There is no credible documentation showing that any of the screen-used Greased Lightning cars were preserved intact by the studio. At the time, a customized ’48 Ford was not considered historically significant.

Studios routinely sold, parted out, or scrapped vehicles once production wrapped. Given Grease’s modest expectations during filming, there was no incentive to warehouse a hot rod that had already served its purpose.

What Greased Lightning Actually Was

At its core, Greased Lightning was a heavily stylized 1948 Ford DeLuxe, chosen for its instantly recognizable fat-fendered profile. The car was chopped, lowered, scalloped, and chromed into a visual exaggeration of hot rod culture rather than a faithful example of it.

That design choice mattered. The car didn’t document hot rodding, it translated it for a mass audience, compressing decades of custom culture into a single, unforgettable silhouette.

The Real Automotive Legacy

Greased Lightning’s true impact isn’t measured in surviving sheet metal. It’s measured in influence.

For generations of enthusiasts, the car was an entry point into hot rodding, custom fabrication, and American performance culture. It inspired builds, careers, and countless garage projects that chased the same mix of attitude and excess.

Why Authenticity Still Matters

Understanding the real history doesn’t diminish the car’s magic. It strengthens it.

When replicas are honestly represented and myths are separated from facts, Greased Lightning becomes what it has always been: a cinematic icon, not a museum artifact.
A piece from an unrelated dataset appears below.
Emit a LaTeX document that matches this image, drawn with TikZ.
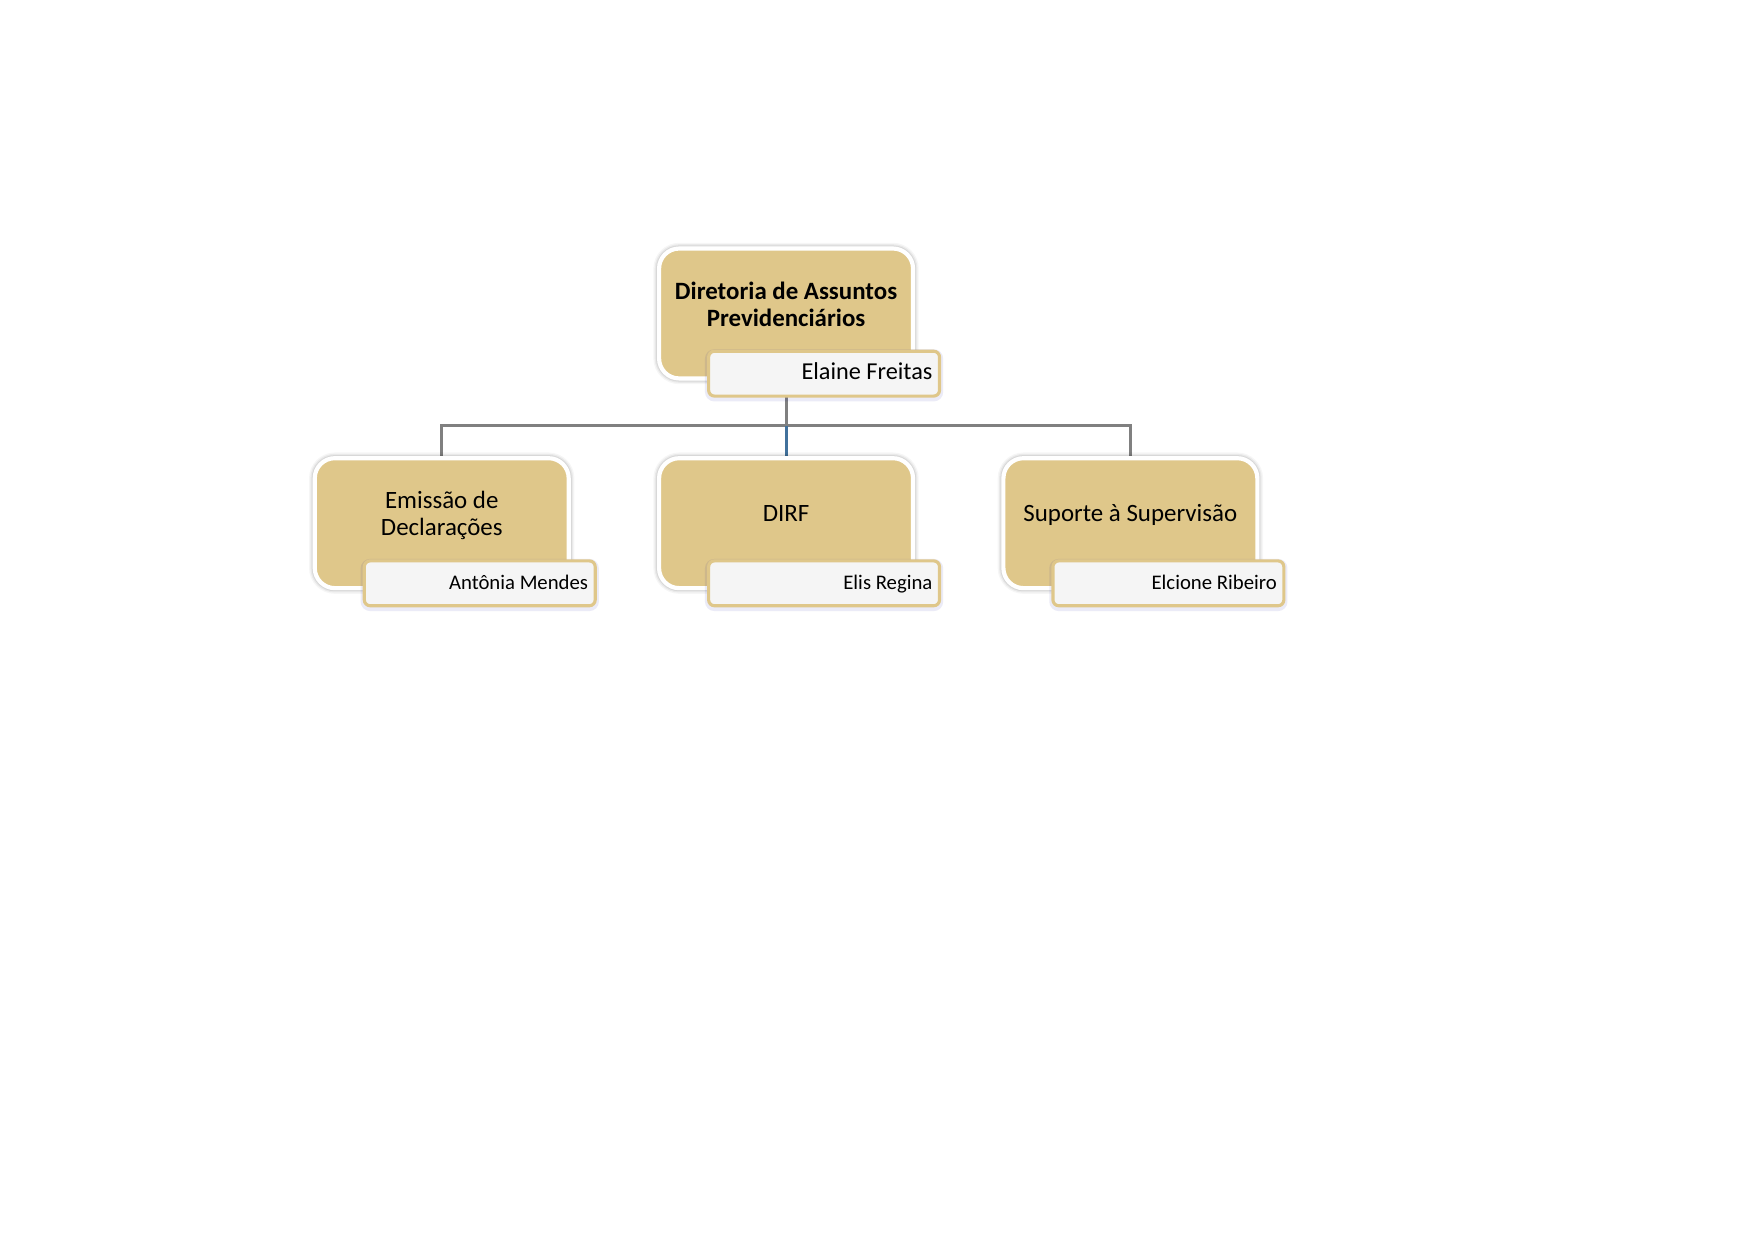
\documentclass[tikz,border=0pt]{standalone}
\usepackage{fontspec}
\setmainfont{Carlito}
\usetikzlibrary{positioning, backgrounds}
\definecolor{unittan}{RGB}{223,199,138}
\definecolor{namefill}{RGB}{245,245,245}
\definecolor{linkgray}{RGB}{128,128,128}
\definecolor{linkblue}{RGB}{65,113,156}
\tikzset{
node distance = 1.28cm and 1.46cm,
halo/.style={
	preaction={draw=black, draw opacity=0.035, line width=#1+3.5pt},
	preaction={draw=black, draw opacity=0.05, line width=#1+2.2pt},
	preaction={draw=black, draw opacity=0.07, line width=#1+1pt},
},
unit/.style={
	halo=2pt,
	draw=white,
	line width=2pt,
	rounded corners=0.34cm,
	fill=unittan,
	minimum width=4.30cm,
	minimum height=2.20cm,
},
unittext/.style={
	align=center,
	font=\fontsize{12}{13.4}\selectfont,
},
oneline/.style={
	text height=0.72em,
	text depth=0.22em,
},
namebox/.style={
	preaction={draw=black!40!blue, draw opacity=0.08, line width=3.5pt, transform canvas={yshift=-0.8pt}},
	draw=unittan,
	line width=1.5pt,
	rounded corners=0.1cm,
	fill=namefill,
	text width=3.67cm,
	align=flush right,
	inner xsep=0.12cm,
	minimum height=0.76cm,
	text height=0.8em,
	text depth=0.2em,
	font=\fontsize{10}{12}\selectfont,
},
link/.style={
	draw=linkgray,
	line width=1.5pt,
}
}

\begin{document}
\begin{tikzpicture}
		\useasboundingbox (0,0) rectangle (29.7,-21);
		% Diretoria
		\node[unit] (dap) at (13.31,-5.308) {};
		\node[unittext, font=\bfseries\fontsize{12}{12.9}\selectfont] (dap-text)
			at ([yshift=0.16cm]dap.center) {Diretoria de Assuntos\\Previdenciários};
		\node[namebox, anchor=south east, font=\fontsize{11.7}{13}\selectfont] (dap-name)
			at ([xshift=0.44cm, yshift=-0.29cm]dap.south east) {Elaine Freitas};
		
		% Setores
		\node[unit, below = of dap] (dirf) {};
		\node[unit, left = of dirf] (emissao) {};
		\node[unit, right = of dirf] (suporte) {};
		
		% Textos
		\node[unittext] (emissao-text) at ([yshift=0.13cm]emissao.center) {Emissão de\\Declarações};
		\node[unittext, oneline] (dirf-text) at ([yshift=0.12cm]dirf.center) {DIRF};
		\node[unittext, oneline] (suporte-text) at ([yshift=0.12cm]suporte.center) {Suporte à Supervisão};
		
		% Nomes
		\node[namebox, anchor=south east] (emissao-name)
			at ([xshift=0.44cm, yshift=-0.29cm]emissao.south east) {Antônia Mendes};
		\node[namebox, anchor=south east] (dirf-name)
			at ([xshift=0.44cm, yshift=-0.29cm]dirf.south east) {Elis Regina};
		\node[namebox, anchor=south east] (suporte-name)
			at ([xshift=0.44cm, yshift=-0.29cm]suporte.south east) {Elcione Ribeiro};
		
		% Connections
		\begin{scope}[on background layer]
			\fill[white] (0,0) rectangle (29.7,-21);
			\draw[link] (dap.south) -- ++(0,-0.762) coordinate (bar);
			\draw[link] (bar) -| (emissao.north);
			\draw[link] (bar) -| (suporte.north);
			\draw[link, draw=linkblue] (bar) -- (dirf.north);
		\end{scope}
	\end{tikzpicture}
\end{document}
Its value lies in cultural horsepower, not provenance paperwork.

The Bottom Line

No original Greased Lightning survives, and it doesn’t need to. The cars were expendable, but the idea was not.

In automotive history, Greased Lightning stands as proof that influence outlasts machinery. It wasn’t the fastest, rarest, or most technically advanced hot rod ever built, but it may be the most recognizable, and that legacy is very real.